RE: A proposal for entailment tests

Pat or Jeremy wrote:
> >
> > >
> > >>  One note: the current "equality" tests are computational
> less expensive than
> > >>  an rdf entailment test. Technically it is the difference
> between Graph
> > >>  Isomorphism and SubGraph Isomorphism. GI is thought to be
> strictly between P
> > >>  and NP where SubGraph Iso is known to be NP.
>

Sergey:
> The requirement to check for graph isomorphism in order to determine
> equality sounds just horrible! A simple implementation (which, due to
> lazyness may be favored by many developers) might require O(N!)
> operations in the number of bNodes. This is prohibitive even for N=15
> bNodes in the two graphs.

In an HP internal version of Jena we did have such a simple implementation:
the test case that got me writing a better version had N=12.

Sergey:
> 2. As far as I remember, RDF/XML serialization does not allow cycles
> made entirely of bNodes. In this case, only tree isomorphism is
> required, which is logspace (easier than polynomial).
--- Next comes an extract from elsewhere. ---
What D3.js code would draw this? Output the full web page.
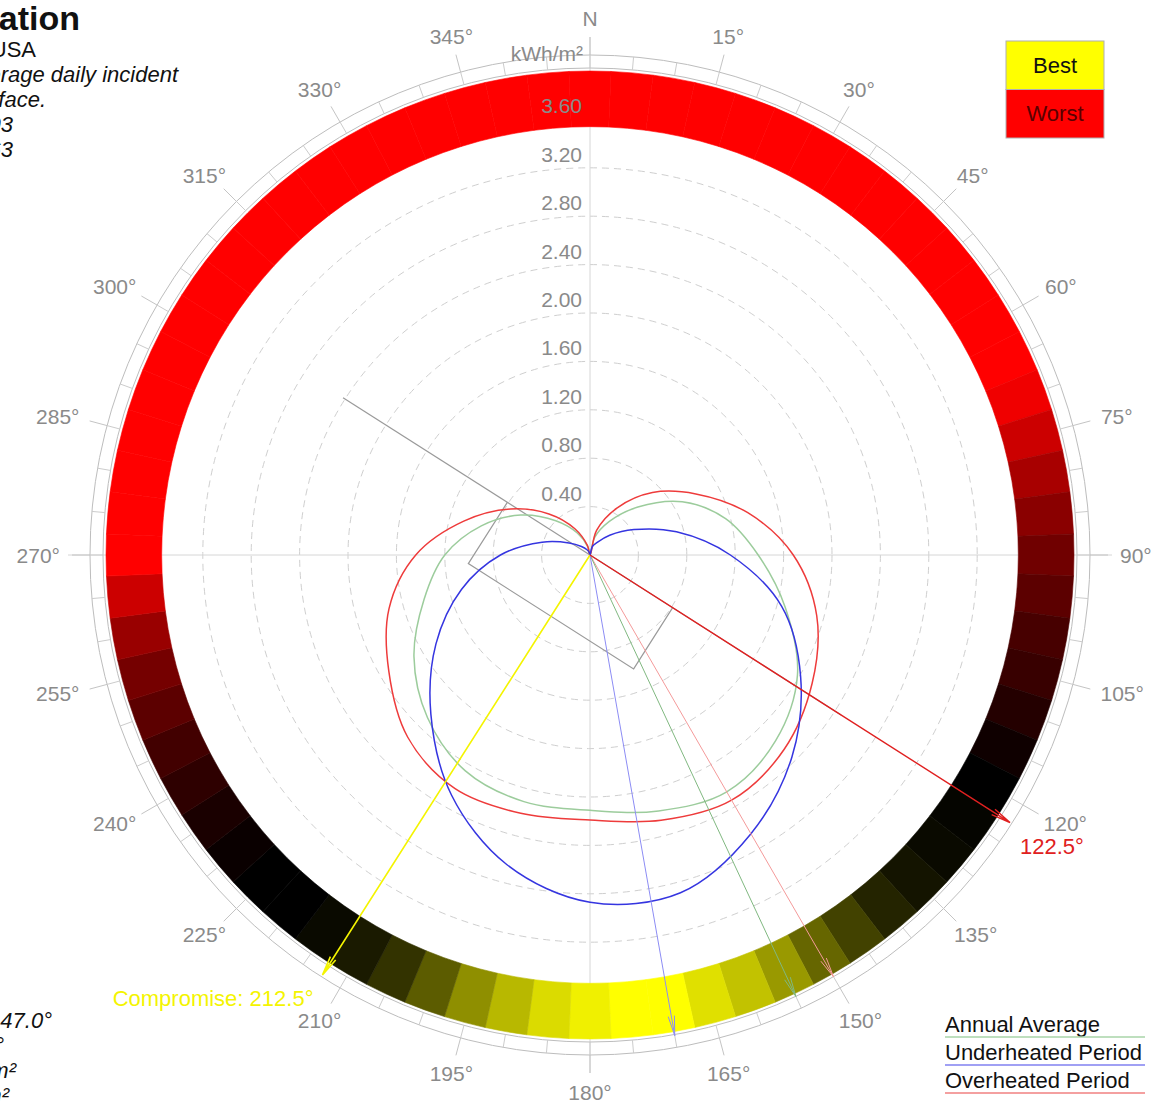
<!DOCTYPE html>
<html>
<head>
<meta charset="utf-8">
<script src="https://cdn.jsdelivr.net/npm/d3@7"></script>
<style>
  body { margin: 0; background: #fff; overflow: hidden; }
  svg { font-family: "Liberation Sans", Arial, sans-serif; }
</style>
</head>
<body>
<div id="container"></div>
<script>
//Chart data
const curveAngles = [0, 15, 30, 45, 60, 75, 90, 105, 120, 135, 150, 165, 180, 195, 210, 225, 240, 255, 270, 285, 300, 315, 330, 345];
const annualAverage = [0, 0.15, 0.32, 0.56, 0.88, 1.16, 1.39, 1.67, 1.98, 2.17, 2.26, 2.19, 2.11, 2.11, 2.06, 1.90, 1.68, 1.42, 1.20, 0.93, 0.66, 0.40, 0.21, 0.07];
const underheated = [0, 0.07, 0.12, 0.23, 0.42, 0.74, 1.16, 1.64, 2.01, 2.36, 2.66, 2.89, 2.87, 2.65, 2.29, 1.86, 1.47, 1.10, 0.74, 0.41, 0.20, 0.10, 0.05, 0.02];
const overheated = [0, 0.21, 0.45, 0.73, 1.01, 1.35, 1.68, 1.94, 2.12, 2.27, 2.34, 2.27, 2.19, 2.21, 2.23, 2.13, 1.92, 1.72, 1.44, 1.08, 0.76, 0.48, 0.25, 0.08];

//Orientation rating ring (0 = best, 1 = worst)
const ringAngles = [0, 5, 10, 15, 20, 25, 30, 35, 40, 45, 50, 55, 60, 65, 70, 75, 80, 85, 90, 95, 100, 105, 110, 115,
  120, 125, 130, 135, 140, 145, 150, 155, 160, 165, 170, 175, 180, 185, 190, 195, 200, 205, 210, 215, 220, 225, 230, 235,
  240, 245, 250, 255, 260, 265, 270, 275, 280, 285, 290, 295, 300, 305, 310, 315, 320, 325, 330, 335, 340, 345, 350, 355];
const ringRating = [1, 1, 1, 1, 1, 1, 1, 1, 1, 1, 1, 1, 1, 1, 0.97, 0.9, 0.83, 0.77, 0.72, 0.68, 0.64, 0.61, 0.57, 0.53,
  0.5, 0.49, 0.48, 0.46, 0.43, 0.37, 0.3, 0.2, 0.12, 0.06, 0.0, 0.0, 0.03, 0.07, 0.14, 0.22, 0.32, 0.4, 0.45, 0.48, 0.5, 0.5, 0.52, 0.55,
  0.59, 0.63, 0.68, 0.73, 0.8, 0.9, 1, 1, 1, 1, 1, 1, 1, 1, 1, 1, 1, 1, 1, 1, 1, 1, 1, 1];

//Radial axis and compass ticks
const radiusTicks = [0.4, 0.8, 1.2, 1.6, 2.0, 2.4, 2.8, 3.2, 3.6];
const minorTicks = ringAngles;
const degreeTicks = [0, 15, 30, 45, 60, 75, 90, 105, 120, 135, 150, 165, 180, 195, 210, 225, 240, 255, 270, 285, 300, 315, 330, 345];
const degreeLabels = ["N", "15°", "30°", "45°", "60°", "75°", "90°", "105°", "120°", "135°", "150°", "165°", "180°", "195°", "210°", "225°", "240°", "255°", "270°", "285°", "300°", "315°", "330°", "345°"];

//Optimum direction arrows
const arrowAngles = [150, 155, 170, 212.5, 122.5];
const arrowColors = ["#f49a9a", "#80b880", "#8c8cf4", "#f4f400", "#e02020"];
const arrowWidths = [1, 1, 1, 1.6, 1.4];
const arrowReach = [3, 3, 4, 14, 14];
const arrowLabels = ["", "", "", "Compromise: 212.5°", "122.5°"];

//Building outline (kWh/m² units along its axis)
const buildingAxis = 122.5;
const buildingLength = [-0.81, 0.81];
const buildingDepth = [0, 0.6];
const buildingAxisLine = [-2.42, 2.46];

//Side texts
const titleLines = ["Optimum Orientation", "Location: Phoenix, USA", "Orientation based on average daily incident", "radiation on a vertical surface.", "Underheated Stress: 2403", "Overheated Stress: 1863"];
const titleEnds = [80, 36, 178, 46, 13, 13];
const footLines = ["Best: 147.0°", "Worst: 327.0°", "Average: 2.19 kWh/m²", "Total: 800.4 kWh/m²"];
const footEnds = [52, 4, 16, 9];

//Create dimensions
const width = 1160;
const height = 1105;
const cx = 590;
const cy = 555;
const R = 484;

const svg = d3.select("#container")
  .append("svg")
  .attr("width", width)
  .attr("height", height);

const r = d3.scaleLinear().domain([0, 4]).range([0, R]);
const rad = d => d * Math.PI / 180;
const pt = (a, px) => [px * Math.sin(rad(a)), -px * Math.cos(rad(a))];
const color = d3.scaleLinear().domain([0, 0.5, 1]).range(["#ffff00", "#000000", "#ff0000"]);

const g = svg.append("g").attr("transform", `translate(${cx},${cy})`);

//Dashed radial grid
g.selectAll("circle.grid")
  .data(radiusTicks)
  .join("circle")
  .attr("class", "grid")
  .attr("r", d => r(d))
  .attr("fill", "none")
  .attr("stroke", "#cfcfcf")
  .attr("stroke-dasharray", "7,5");

//Cross hair
g.append("line").attr("x1", 0).attr("x2", 0).attr("y1", -518).attr("y2", 518).attr("stroke", "#d6d6d6");
g.append("line").attr("x1", -522).attr("x2", 522).attr("y1", 0).attr("y2", 0).attr("stroke", "#d6d6d6");

//Outer compass circles
g.selectAll("circle.outer")
  .data([R + 3, R + 16])
  .join("circle")
  .attr("class", "outer")
  .attr("r", d => d)
  .attr("fill", "none")
  .attr("stroke", "#bdbdbd");

g.selectAll("line.minor")
  .data(minorTicks)
  .join("line")
  .attr("class", "minor")
  .attr("x1", d => pt(d, R + 3)[0]).attr("y1", d => pt(d, R + 3)[1])
  .attr("x2", d => pt(d, R + 16)[0]).attr("y2", d => pt(d, R + 16)[1])
  .attr("stroke", "#cccccc");

g.selectAll("line.major")
  .data(degreeTicks)
  .join("line")
  .attr("class", "major")
  .attr("x1", d => pt(d, R + 16)[0]).attr("y1", d => pt(d, R + 16)[1])
  .attr("x2", d => pt(d, R + 34)[0]).attr("y2", d => pt(d, R + 34)[1])
  .attr("stroke", "#c4c4c4");

//Degree labels, pushed out by half their width on the sides
const degText = g.selectAll("text.deg")
  .data(degreeTicks)
  .join("text")
  .attr("class", "deg")
  .attr("text-anchor", "middle")
  .attr("dominant-baseline", "central")
  .attr("fill", "#8a8a8a")
  .style("font-size", "21px")
  .text((d, i) => degreeLabels[i]);
degText.each(function (d) {
  const hw = this.getComputedTextLength() / 2;
  const s = Math.sin(rad(d));
  d3.select(this)
    .attr("x", 530 * s + hw * s * Math.abs(s))
    .attr("y", pt(d, 537)[1]);
});

//Rating ring
const arc = d3.arc().innerRadius(r(3.54)).outerRadius(r(4));
g.selectAll("path.seg")
  .data(ringAngles)
  .join("path")
  .attr("class", "seg")
  .attr("d", d => arc({ startAngle: rad(d - 2.5), endAngle: rad(d + 2.5) }))
  .attr("fill", (d, i) => color(ringRating[i]))
  .attr("stroke", (d, i) => color(ringRating[i]))
  .attr("stroke-width", 0.6);

//Radius labels
g.selectAll("text.rlab")
  .data(radiusTicks)
  .join("text")
  .attr("class", "rlab")
  .attr("x", -8)
  .attr("y", d => -r(d) - 6)
  .attr("text-anchor", "end")
  .attr("fill", "#8a8a8a")
  .style("font-size", "21px")
  .text(d => d.toFixed(2));

g.append("text")
  .attr("x", -7)
  .attr("y", -R - 10)
  .attr("text-anchor", "end")
  .attr("fill", "#8a8a8a")
  .style("font-size", "21px")
  .text("kWh/m²");

//Building outline
const bpt = (u, v) => {
  const a = pt(buildingAxis, r(u));
  const b = pt(buildingAxis + 90, r(v));
  return [a[0] + b[0], a[1] + b[1]];
};
g.append("line")
  .attr("x1", bpt(buildingAxisLine[0], 0)[0]).attr("y1", bpt(buildingAxisLine[0], 0)[1])
  .attr("x2", bpt(buildingAxisLine[1], 0)[0]).attr("y2", bpt(buildingAxisLine[1], 0)[1])
  .attr("stroke", "#9a9a9a")
  .attr("stroke-width", 1.2);
g.append("path")
  .attr("d", d3.line()([
    bpt(buildingLength[0], buildingDepth[0]), bpt(buildingLength[0], buildingDepth[1]),
    bpt(buildingLength[1], buildingDepth[1]), bpt(buildingLength[1], buildingDepth[0])]))
  .attr("fill", "none")
  .attr("stroke", "#9a9a9a")
  .attr("stroke-width", 1.2);

//Radiation curves
const radial = d3.lineRadial()
  .angle(d => rad(d[0]))
  .radius(d => r(d[1]))
  .curve(d3.curveCatmullRomClosed.alpha(0.5));
const series = [
  { values: annualAverage, color: "#9ccc9c" },
  { values: overheated, color: "#ee3b3b" },
  { values: underheated, color: "#3535e0" }
];
g.selectAll("path.curve")
  .data(series)
  .join("path")
  .attr("class", "curve")
  .attr("d", s => radial(curveAngles.map((a, i) => [a, s.values[i]])))
  .attr("fill", "none")
  .attr("stroke", s => s.color)
  .attr("stroke-width", 1.5);

//Arrows
arrowAngles.forEach((a, i) => {
  const tip = pt(a, R + arrowReach[i]);
  const arm = 20;
  const b1 = [tip[0] - pt(a - 9, arm)[0], tip[1] - pt(a - 9, arm)[1]];
  const b2 = [tip[0] - pt(a + 9, arm)[0], tip[1] - pt(a + 9, arm)[1]];
  g.append("path")
    .attr("d", `M0,0L${tip}M${b1}L${tip}L${b2}`)
    .attr("fill", "none")
    .attr("stroke", arrowColors[i])
    .attr("stroke-width", arrowWidths[i]);
  if (arrowLabels[i]) {
    const right = Math.sin(rad(a)) > 0;
    g.append("text")
      .attr("x", tip[0] + (right ? 10 : -9))
      .attr("y", tip[1] + 31)
      .attr("text-anchor", right ? "start" : "end")
      .attr("fill", arrowColors[i])
      .style("font-size", "22px")
      .text(arrowLabels[i]);
  }
});

//Best / Worst box
const box = svg.append("g").attr("transform", "translate(1006,41)");
box.selectAll("rect")
  .data(["Best", "Worst"])
  .join("rect")
  .attr("y", (d, i) => i * 48.5)
  .attr("width", 98)
  .attr("height", 48.5)
  .attr("fill", (d, i) => color(i))
  .attr("stroke", "#b0b0b0");
box.selectAll("text")
  .data(["Best", "Worst"])
  .join("text")
  .attr("x", 49)
  .attr("y", (d, i) => i * 48.5 + 24)
  .attr("text-anchor", "middle")
  .attr("dominant-baseline", "central")
  .attr("fill", (d, i) => i ? "#5a0000" : "#111")
  .style("font-size", "22px")
  .text(d => d);

//Line legend
const legendItems = ["Annual Average", "Underheated Period", "Overheated Period"];
const legendColors = ["#a8d4a8", "#8080f0", "#f08080"];
const legend = svg.append("g").attr("transform", "translate(945,1032)");
legend.selectAll("text")
  .data(legendItems)
  .join("text")
  .attr("y", (d, i) => i * 28)
  .attr("fill", "#111")
  .style("font-size", "22px")
  .text(d => d);
legend.selectAll("line")
  .data(legendItems)
  .join("line")
  .attr("x1", 0).attr("x2", 200)
  .attr("y1", (d, i) => i * 28 + 5).attr("y2", (d, i) => i * 28 + 5)
  .attr("stroke", (d, i) => legendColors[i])
  .attr("stroke-width", 1.5);

//Title block (clipped at left edge)
svg.selectAll("text.title")
  .data(titleLines)
  .join("text")
  .attr("class", "title")
  .attr("x", (d, i) => titleEnds[i])
  .attr("y", (d, i) => i === 0 ? 30 : 32 + i * 25)
  .attr("text-anchor", "end")
  .attr("fill", "#111")
  .style("font-size", (d, i) => i === 0 ? "34px" : "22px")
  .style("font-weight", (d, i) => i === 0 ? "bold" : "normal")
  .style("font-style", (d, i) => i >= 2 ? "italic" : "normal")
  .text(d => d);

svg.selectAll("text.foot")
  .data(footLines)
  .join("text")
  .attr("class", "foot")
  .attr("x", (d, i) => footEnds[i])
  .attr("y", (d, i) => 1028 + i * 25)
  .attr("text-anchor", "end")
  .attr("fill", "#111")
  .style("font-size", "22px")
  .style("font-style", "italic")
  .text(d => d);
</script>
</body>
</html>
Would this be an
> option?
>

I think this is correct ....
I think this is an observation about the tests, and not part of the
normative specification.

RDF/XML serialization does allow a forest (i.e. many trees) but they are
well-behaved in terms of their bNode production. Ignoring reification and
distributed referents, each bNode is the object of at most one triple, and
there are no cycles consisting entirely of bNodes. For checking RDF/XML
parsers it is OK to have an equality checker that makes use of such details.
My own view is that an adequately written (sub)graph isomorphism should run
fast enough on good data (such as waht we would expect from RDF/XML), while
avoiding some of the catastrophic holes on data that has come from some
other source. (Such as the pathological test cases that I use!).


Jeremy

Received on Monday, 8 October 2001 07:21:08 UTC